Шрёдер: Во-первых, нам в ЕС срочно нужны решения, принимаемые большинством. И нужно, наконец, реализовать то, что я вместе с коллегами из Франции и Бельгии обсуждал на саммите в 2003 году в Брюсселе, — создание действительно дееспособной европейской армии под политическим руководством Европы. Если Европа хочет утвердиться в своей позиции между США и Китаем, она непременно должна стать сильнее — в политическом и военном плане.
— В вашей книге вы требуете роспуска НАТО в ее «нынешнем виде».
Шёлльген: НАТО фактически уже распалась. В ходе международных операций, например, в Ливии, она уже давно не действует сплоченно.
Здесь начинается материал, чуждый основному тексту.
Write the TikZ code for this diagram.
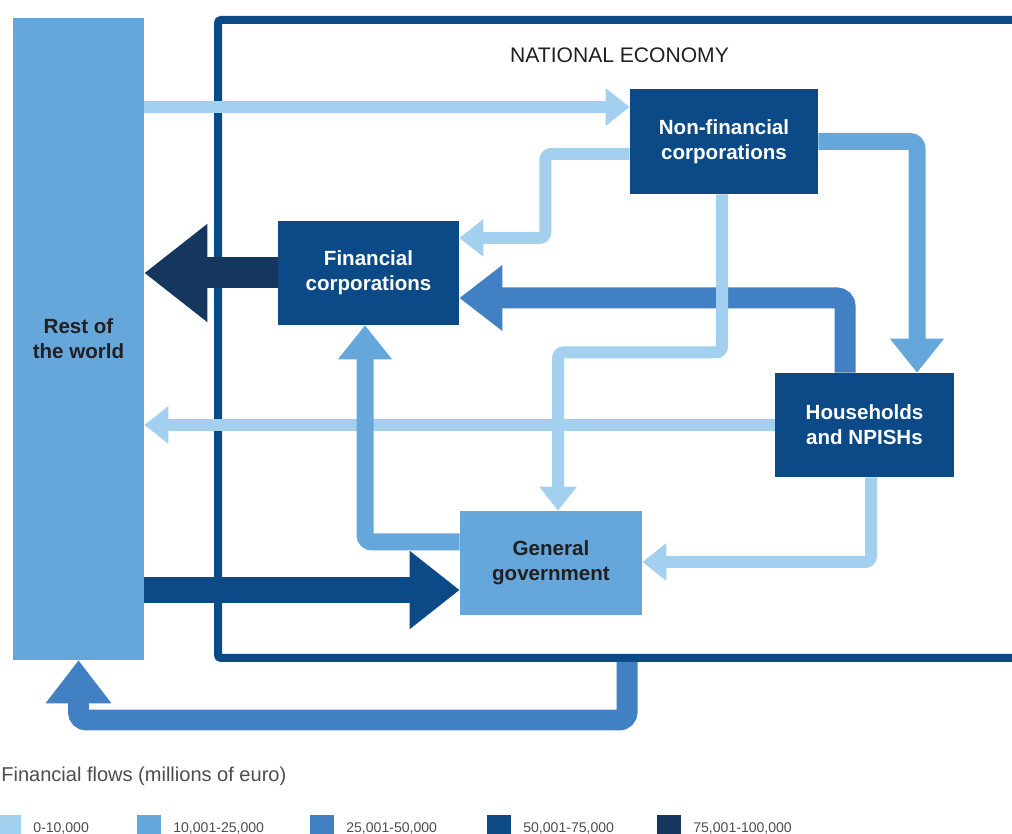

Шрёдер: Посмотрите, что происходит в Эгейском море: серьезное противостояние между греками и турками. Французский президент говорит, что окажет поддержку грекам в случае необходимости. Американский президент грозит туркам, что разрушит их экономику, если они не подчинятся. Это же политические проявления распада, которые, наконец, нужно принять к сведению…
— …и разрушить НАТО?
Шрёдер: Нет смысла разрушать военные структуры. Они нам нужны. Речь о политическом переустройстве.
— Что это означает?
Шрёдер: Что мы дополнительно к присутствию американцев должны подумать над тем, как нам европеизировать НАТО. Мы должны быть в состоянии в случае необходимости и в военном плане действовать как европейцы, но в рамках структур НАТО.
— Какие операции вы имеете в виду?
Шрёдер: Например, в Африке. Все, что там происходит, напрямую затрагивает Европу. Например, миграция. Мы же не можем бросить французов одних, потому что они там были колониальной державой. Если в Африке есть угроза для Европы, нам нужно действовать по-европейски, и тогда в центре окажутся Германия и Франция. Кто же еще?
— Тогда немцы не смогут больше перекладывать опасные операции на французов, как раньше. Для СДПГ это взрывоопасно.
Шрёдер (смеется): Для моей партии всё взрывоопасно. С этим я ничего не могу сделать.
— Вы назвали вашу книгу «Последний шанс». Вы действительно думаете, что мир погибнет, если не последует вашим советам?
Шрёдер: Это провокационное название. Настало время, наконец, задуматься о таких вещах.
Шёлльген: У нас все еще есть шанс. Это уже что-то.
— Господин Шрёдер, господин Шёлльген, спасибо.